Ash. - Review - book review

Black Issues Book Review, July, 2001 by Hoke S. III Glover

Ash by Sharan Strange Beacon Press, April 2001, $14.00, ISBN 0-807-06863-2

A member of the Boston-based Dark Room Collective and current resident of Washington, D.C., Strange chooses a place south of these two cities to take her poetic journey. In a rural atmosphere, she paints a world where the names, the images and pictures of the people converge into a distinct feeling that borders on oddity. The portrayal of this oddity is the collection's greatest achievement.

The reader is drawn to the particulars of the action, moment and specific aspects of the people portrayed here and in these portraits, we recognize something familiar. So many of us with roots in the south are familiar with the dynamics of the small town that unfold poem by poem. In Jimmy's First Cigarette one feels the uncertainty and chance of the crossroads of adolescence. In Outhouses the poet reveals the symbolism and power underlying the once everyday object.

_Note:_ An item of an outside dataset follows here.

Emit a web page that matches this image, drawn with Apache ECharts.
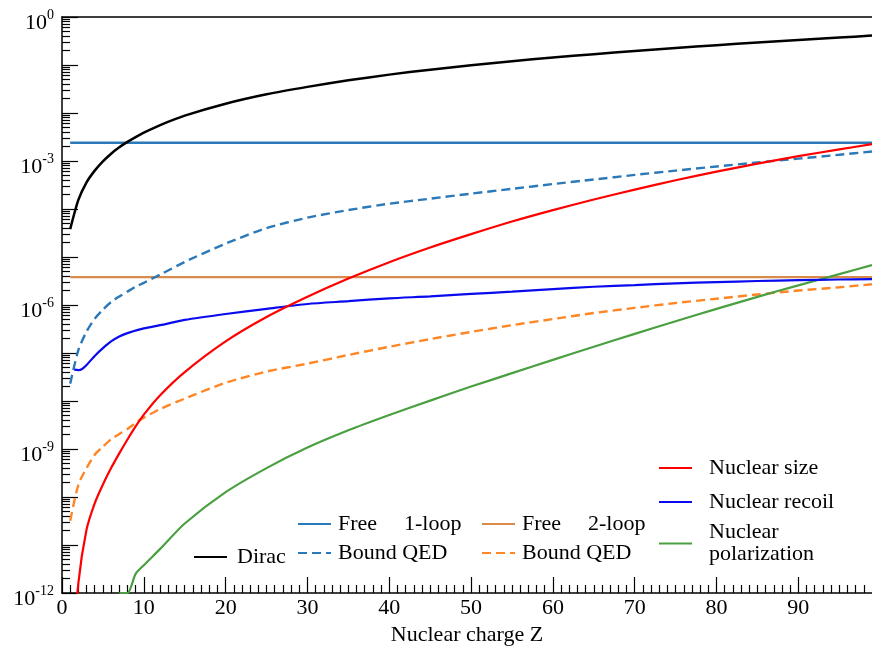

This is a book for those who love language. Strange is masterful in her ability to capture and juxtapose the audible qualities of language alongside the literary tools of assonance and alliteration. On a purely aural level, I was amazed by the music contained in so many of the lines in this book. Yet, it is not just the notes of the music (words) that astounds, but the context: the framework of the story, the energy and motion, the rhythm and tempo and the poet's careful attention to resolution that give the poems their sense of wholeness.

One of my favorite poems from Ash is The Stranger, the story of a grandmother who is half relative, half mystery--an incomplete image handed down in story. She is the woman who'd "come and go as the spirit moved her." She is the relative whose memory is full of questions which the poet answers with her own art-like magic:"

I come back to her/often, gazing in the mirror at a face with its own wild luminance, its own secrets." In this mirror we find the power of Ash, where language and music combine to form a picture in which the reflections of our own lives, our own stories are revealed in poetry.

Bro. Yao (Hoke S. Glover III) is a graduate of the University of Maryland M.F.A. program and published poet.